Location  The study was carried out in southern Belgium using grid cells of 1 × 1 km, based on the distribution maps of the Oiseaux nicheurs de Famenne: Atlas de Lesse et Lomme which contains abundance for 103 bird species.

Methods  Species found in < 10% or > 90% of the atlas cells were omitted from the bird data set for the analysis. Each cell was characterized by 59 landscape metrics, quantifying its composition and spatial patterns, using a Geographical Information System. Partial canonical correspondence analysis was used to partition the variance of bird species matrix into independent components: (a) ‘pure’ environmental variation, (b) spatially-structured environmental variation, (c) ‘pure’ spatial variation and (d) unexplained, non-spatial variation.

Results  The variance partitioning method shows that the selected landscape metrics explain 27.5% of the variation, whilst ‘pure’ spatial and spatially-structured environmental variables explain only a weak percentage of the variation in the bird species matrix (2.5% and 4%, respectively). Avian community composition is primarily related to the degree of urbanization and the amount and composition of forested and open areas. These variables explain more than half of the variation for three species and over one-third of the variation for 12 species.

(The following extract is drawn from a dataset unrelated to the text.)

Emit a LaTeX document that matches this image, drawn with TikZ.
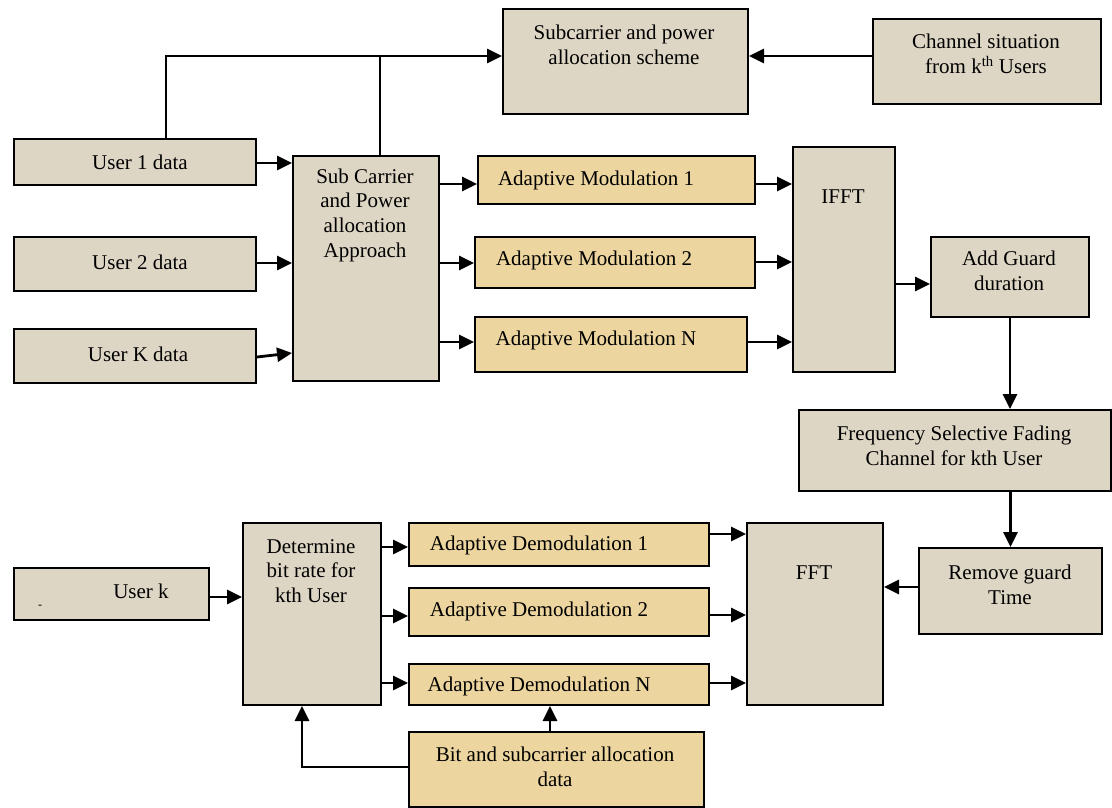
\documentclass[tikz,border=0pt]{standalone}
\usepackage{fontspec}
\setmainfont{Liberation Serif}
\usetikzlibrary{arrows.meta}
\definecolor{beige}{RGB}{222,214,197}
\definecolor{gold}{RGB}{236,213,158}
\tikzset{
  box/.style={draw=black, line width=2pt, fill=beige, inner sep=0pt, anchor=north west},
  goldbox/.style={box, fill=gold},
  txt/.style={font=\fontsize{21}{24.7}\selectfont, align=center, inner sep=0pt},
  arr/.style={line width=2.8pt, -{Triangle[length=15pt,width=14pt]}},
  ln/.style={line width=2.8pt}
}
\newcommand{\bx}[6]{\node[#1, minimum width=#4pt-#2pt, minimum height=#5pt-#3pt] (#6) at (#2,-#3) {};}
\begin{document}
\begin{tikzpicture}[x=1pt,y=1pt]
\useasboundingbox (0,0) rectangle (1112,-808);
% boxes
\bx{box}{502}{8}{747}{113}{scheme}
\bx{box}{872}{18}{1100}{103}{chan}
\bx{box}{13}{138}{255}{184}{uA}
\bx{box}{13}{236}{255}{290}{uB}
\bx{box}{13}{328}{255}{382}{uK}
\bx{box}{292}{155}{438}{380}{sca}
\bx{goldbox}{477}{155}{754}{203}{mA}
\bx{goldbox}{474}{236}{754}{287}{mB}
\bx{goldbox}{474}{316}{746}{371}{mN}
\bx{box}{792}{146}{894}{371}{ifft}
\bx{box}{930}{236}{1088}{316}{guard}
\bx{box}{798}{409}{1110}{490}{fsf}
\bx{box}{918}{547}{1101}{633}{rem}
\bx{box}{746}{522}{882}{704}{fft}
\bx{box}{242}{522}{380}{704}{det}
\bx{goldbox}{408}{522}{708}{565}{dA}
\bx{goldbox}{408}{587}{708}{635}{dB}
\bx{goldbox}{408}{663}{708}{704}{dN}
\bx{goldbox}{408}{731}{703}{806}{bit}
\bx{box}{13}{567}{208}{619}{uk}
% texts
\node[txt] (t-scheme) at (624,-45) {Subcarrier and power\\allocation scheme};
\node[txt] (t-chan) at (986,-54) {Channel situation\\from k\textsuperscript{th} Users};
\node[txt] (t-uA) at (140,-162) {User 1 data};
\node[txt] (t-uB) at (140,-262) {User 2 data};
\node[txt] (t-uK) at (138,-354) {User K data};
\node[txt] (t-sca) at (365,-215) {Sub Carrier\\and Power\\allocation\\Approach};
\node[txt] (t-mA) at (596,-180) {Adaptive Modulation 1};
\node[txt] (t-mB) at (594,-260) {Adaptive Modulation 2};
\node[txt] (t-mN) at (596,-340) {Adaptive Modulation N};
\node[txt] (t-ifft) at (843,-197) {IFFT};
\node[txt] (t-guard) at (1009,-271) {Add Guard\\duration};
\node[txt] (t-fsf) at (954,-446) {Frequency Selective Fading\\Channel for kth User};
\node[txt] (t-rem) at (1010,-585) {Remove guard\\Time};
\node[txt] (t-fft) at (814,-573) {FFT};
\node[txt] (t-det) at (311,-571) {Determine\\bit rate for\\kth User};
\node[txt] (t-dA) at (539,-545) {Adaptive Demodulation 1};
\node[txt] (t-dB) at (539,-611) {Adaptive Demodulation 2};
\node[txt] (t-dN) at (539,-686) {Adaptive Demodulation N};
\node[txt] (t-bit) at (555,-767) {Bit and subcarrier allocation\\data};
\node[txt] (t-uk) at (141,-591) {User k};
\node[font=\fontsize{12}{12}\selectfont, inner sep=0pt] (t-dash) at (40,-607) {-};
% junctions
\coordinate (jA) at (166,-56);
\coordinate (jB) at (380,-56);
\coordinate (jC) at (302,-767);
% connectors
\draw[arr] (uA.north -| jA) -- (jA) -- (scheme.west |- jA);
\draw[ln] (sca.north -| jB) -- (jB);
\draw[arr] (chan.west |- jA) -- (scheme.east |- jA);
\draw[arr] (uA.east |- 0,-163) -- (sca.west |- 0,-163);
\draw[arr] (uB.east |- 0,-263) -- (sca.west |- 0,-263);
\draw[arr] (uK.east |- 0,-357) -- (sca.west |- 0,-353);
\draw[arr] (sca.east |- 0,-184) -- (mA.west |- 0,-184);
\draw[arr] (sca.east |- 0,-263) -- (mB.west |- 0,-263);
\draw[arr] (sca.east |- 0,-342) -- (mN.west |- 0,-342);
\draw[arr] (mA.east |- 0,-184) -- (ifft.west |- 0,-184);
\draw[arr] (mB.east |- 0,-262) -- (ifft.west |- 0,-262);
\draw[arr] (mN.east |- 0,-342) -- (ifft.west |- 0,-342);
\draw[arr] (ifft.east |- 0,-284) -- (guard.west |- 0,-284);
\draw[arr] (guard.south) -- (guard.south |- fsf.north);
\draw[arr] (rem.north |- fsf.south) -- (rem.north);
\draw[arr] (rem.west |- 0,-587) -- (fft.east |- 0,-587);
\draw[arr] (uk.east |- 0,-597) -- (det.west |- 0,-597);
\draw[arr] (det.east |- 0,-547) -- (dA.west |- 0,-547);
\draw[arr] (det.east |- 0,-616) -- (dB.west |- 0,-616);
\draw[arr] (det.east |- 0,-683) -- (dN.west |- 0,-683);
\draw[arr] (dA.east |- 0,-534) -- (fft.west |- 0,-534);
\draw[arr] (dB.east |- 0,-615) -- (fft.west |- 0,-615);
\draw[arr] (dN.east |- 0,-683) -- (fft.west |- 0,-683);
\draw[arr] (bit.north -| 550,0) -- (dN.south -| 550,0);
\draw[arr] (bit.west |- jC) -- (jC) -- (det.south -| jC);
\end{tikzpicture}
\end{document}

Main conclusions  The results seem to indicate that the majority of explained variation in species assemblages is attributable to local environmental factors. At such a fine spatial resolution, however, the method does not seem to be appropriated for detecting and extracting the spatial variation of assemblages. Consequently, the large amount of unexplained variation is probably because of missing spatial structures and ‘noise’ in species abundance data. Furthermore, it is possible that other relevant environmental factors, that were not taken into account in this study and which may operate at different spatial scales, can drive bird assemblage structure. As a large proportion of ecological variation can be shared by environment and space, the applied partitioning method was found to be useful when analysing multispecific atlas data, but it needs improvement to factor out all-scale spatial components of this variation (the source of ‘false correlation’) and to bring out the ‘pure’ environmental variation for ecological interpretation.